Kale’de, başladığından beri yani yaklaşık 5 yıldır altyapı çalışmaları, tam bir özensizlik içinde yürüyor. Sanki mahallede oturan yok, esnaf yok, sanki orası turistik bölge değil, toz toprak içinde, hiçbir güvenlik önlemi almadan baraj inşaatı gibi çalışıyorlar maşallah. Son gördüğümüz icat da köstebek yuvalarıydı işte.



Engelliye engele devam

Başka olmayan ya da olamayan şeyleri de hatırlatmak lazım. Sıra gelemiyordu bir türlü, zaman zaman haber de oluyor, engelli rampaları ve görme engelli vatandaşlar için sarı şeritli yolların durumu evlere şenlik.



Sarı şeritler, mizah başlığı oldu artık. Ortasında ağaç, elektrik direği kalan, yolun bir kısmında bitip, devamı olmayan, anlamsız zikzaglar çizen şeritler, şimdi de yerlerinden sökülmüş birçok yerde kopuk kopuk artık. Bir yılı çıkaramadılar. O şeritlere hiç güvenmesin görme engelli vatandaşlarımız, çok sık yoldan çıkabilirler! Ben yaptım oldu rampalarsa hala çoğuna insen çıkılmaz çıksan inilmez durumda. Görüntü kurtarılmış ama.



Ören yeri ilan edilmeli

Metro duraklarında, biniş için kapılara denk gelen çizgiler silinmiş. Bazı tabelaların da harfleri. Yenileri takıldığı halde ezeli gıcıklığımızı kazanan yürüyen merdivenler ise çalışma saatlerini kendi belirlemeye devam ediyor. “Ankara’nın en istikrarlı direnişçileri” diyebiliriz kendilerine.



Kızılay, Kolej, Sıhhiye, Demirtepe yönündeki kaldırımlar, tarihi eser olarak tescil edilmeli. Sakarya Caddesi de dahil. Kaldırım değil oralar, arkeolojik değeri var. Antik bir kent gibi inişli çıkışlı, tümsekli tepeli. ‘Ören yeri’ ilan edilmeli bu bölge. Bazı sokaklarda kaldırım yok zaten; arabalardan korumak için dikilen kaldırım babalarının öz malı oldu.



Yaz sürprizi

14 aydır gece 11’de biten metrosu ve yetersiz otobüsleriyle kışlakent Ankara, yakında metroya nefret besleyebilir. Ulus-Sıhhiye arasındaki raylar değişeceğinden 23 Temmuz’la 3 Ağustos arası seferler 12 dakikada bir yapılacak. 10 saniyede durakların dolduğunu düşünürsek yeni yaz sürprizimiz hayırlı olsun.

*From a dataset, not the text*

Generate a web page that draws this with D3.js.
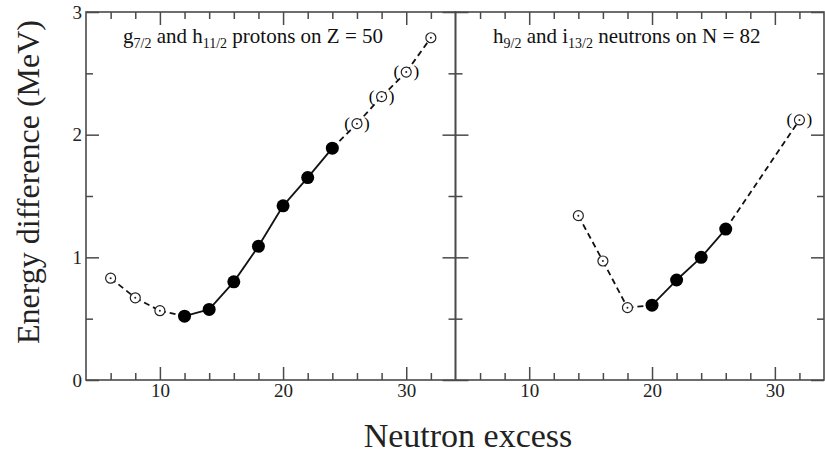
<!DOCTYPE html>
<html>
<head>
<meta charset="utf-8">
<script src="https://cdn.jsdelivr.net/npm/d3@7"></script>
<style>
  body { margin: 0; background: #fff; }
  svg { display: block; font-family: "Liberation Serif", "DejaVu Serif", serif; }
</style>
</head>
<body>
<svg id="chart" width="825" height="455"></svg>
<script>
// proton panel: g7/2 - h11/2 on Z = 50
const protonN = [6, 8, 10, 12, 14, 16, 18, 20, 22, 24, 26, 28, 30, 32]
const protonE = [0.83, 0.67, 0.565, 0.52, 0.575, 0.80, 1.09, 1.42, 1.65, 1.89, 2.09, 2.31, 2.51, 2.79]
const protonKind = ['open', 'open', 'open', 'filled', 'filled', 'filled', 'filled', 'filled', 'filled', 'filled', 'paren', 'paren', 'paren', 'open']

// neutron panel: h9/2 - i13/2 on N = 82
const neutronN = [14, 16, 18, 20, 22, 24, 26, 32]
const neutronE = [1.34, 0.97, 0.59, 0.61, 0.815, 1.0, 1.23, 2.12]
const neutronKind = ['open', 'open', 'open', 'filled', 'filled', 'filled', 'filled', 'paren']

const xTicks = [10, 20, 30]
const yTicks = [0, 1, 2, 3]

const serif = '"Liberation Serif", "DejaVu Serif", serif'
const svg = d3.select('#chart')
const plotTop = 12
const plotBottom = 380
const frameColor = '#4a4a4a'

const yScale = d3.scaleLinear([0, 3], [plotBottom, plotTop])

const panels = [
  { x0: 86, x1: 455.5, n: protonN, e: protonE, kind: protonKind, labels: true,
    title: ['g', '7/2', ' and h', '11/2', ' protons on Z = 50'], titleX: 123 },
  { x0: 455.5, x1: 824, n: neutronN, e: neutronE, kind: neutronKind, labels: false,
    title: ['h', '9/2', ' and i', '13/2', ' neutrons on N = 82'], titleX: 493 }
]

panels.forEach(p => {
  const xScale = d3.scaleLinear([4, 34], [p.x0, p.x1])
  const g = svg.append('g')

  // ticks, inward on all four sides
  const xMinor = d3.range(6, 34, 2).filter(v => v % 10)
  const yMinor = d3.range(0.5, 3, 1)

  g.append('g').attr('transform', `translate(0,${plotBottom})`)
    .call(d3.axisBottom(xScale).tickValues(xTicks).tickSize(-13).tickFormat(d3.format('d')).tickPadding(4))
  g.append('g').attr('transform', `translate(0,${plotTop})`)
    .call(d3.axisTop(xScale).tickValues(xTicks).tickSize(-13).tickFormat(''))
  const la = g.append('g').attr('transform', `translate(${p.x0},0)`)
    .call(d3.axisLeft(yScale).tickValues(yTicks).tickSize(-13).tickFormat(d3.format('d')).tickPadding(4))
  if (!p.labels) la.selectAll('text').remove()
  g.append('g').attr('transform', `translate(${p.x1},0)`)
    .call(d3.axisRight(yScale).tickValues(yTicks).tickSize(-13).tickFormat(''))

  g.append('g').attr('transform', `translate(0,${plotBottom})`)
    .call(d3.axisBottom(xScale).tickValues(xMinor).tickSize(-7).tickFormat(''))
  g.append('g').attr('transform', `translate(0,${plotTop})`)
    .call(d3.axisTop(xScale).tickValues(xMinor).tickSize(-7).tickFormat(''))
  g.append('g').attr('transform', `translate(${p.x0},0)`)
    .call(d3.axisLeft(yScale).tickValues(yMinor).tickSize(-7).tickFormat(''))
  g.append('g').attr('transform', `translate(${p.x1},0)`)
    .call(d3.axisRight(yScale).tickValues(yMinor).tickSize(-7).tickFormat(''))

  g.selectAll('.domain').remove()
  g.selectAll('.tick line').attr('stroke', frameColor).attr('stroke-width', 1.5)
  g.selectAll('.tick text').attr('font-family', serif).attr('font-size', 19).attr('fill', '#222')

  g.append('rect')
    .attr('x', p.x0).attr('y', plotTop)
    .attr('width', p.x1 - p.x0).attr('height', plotBottom - plotTop)
    .attr('fill', 'none').attr('stroke', frameColor).attr('stroke-width', 1.6)

  // connecting segments: solid between filled points, dashed otherwise
  const pts = p.n.map((n, i) => ({ n, e: p.e[i], kind: p.kind[i] }))
  d3.pairs(pts).forEach(([a, b]) => {
    const solid = a.kind === 'filled' && b.kind === 'filled'
    g.append('line')
      .attr('x1', xScale(a.n)).attr('y1', yScale(a.e))
      .attr('x2', xScale(b.n)).attr('y2', yScale(b.e))
      .attr('stroke', '#111').attr('stroke-width', 1.8)
      .attr('stroke-dasharray', solid ? null : '6,4')
  })

  const marks = g.selectAll('.mark').data(pts).join('g')
    .attr('class', 'mark')
    .attr('transform', d => `translate(${xScale(d.n)},${yScale(d.e)})`)

  marks.filter(d => d.kind === 'filled').append('circle')
    .attr('r', 6.5).attr('fill', '#000')

  const open = marks.filter(d => d.kind !== 'filled')
  open.append('circle').attr('r', 5).attr('fill', '#fff').attr('stroke', '#222').attr('stroke-width', 1.2)
  open.append('circle').attr('r', 1).attr('fill', '#222')

  const paren = marks.filter(d => d.kind === 'paren')
  paren.append('text').attr('x', -10).attr('y', 5).attr('text-anchor', 'middle')
    .attr('font-family', serif).attr('font-size', 17).text('(')
  paren.append('text').attr('x', 10).attr('y', 5).attr('text-anchor', 'middle')
    .attr('font-family', serif).attr('font-size', 17).text(')')

  // panel title with subscripts
  const t = g.append('text').attr('x', p.titleX).attr('y', 43)
    .attr('font-family', serif).attr('font-size', 21).attr('fill', '#111')
  p.title.forEach((s, i) => {
    const ts = t.append('tspan').text(s)
    if (i % 2 === 1) ts.attr('font-size', 14).attr('dy', 5)
    else if (i > 0) ts.attr('dy', -5)
  })
})

svg.append('text')
  .attr('transform', 'translate(39,182) rotate(-90)')
  .attr('text-anchor', 'middle')
  .attr('font-family', serif)
  .attr('font-size', 32).attr('fill', '#222')
  .text('Energy difference (MeV)')

svg.append('text')
  .attr('x', 468).attr('y', 447)
  .attr('text-anchor', 'middle')
  .attr('font-family', serif)
  .attr('font-size', 34).attr('fill', '#222')
  .text('Neutron excess')
</script>
</body>
</html>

Destanımızın en önemli kahramanlarından duraksız otobüs duraklarını da unutmuyoruz tabii. Daracık durakların yetersizliğini de bir kez daha hatırlatıyoruz.


Şimdilik kargaşalı kentin çok eksikliklerinden bağzıları böyle. Her gün konuştuğumuz şeyler yani.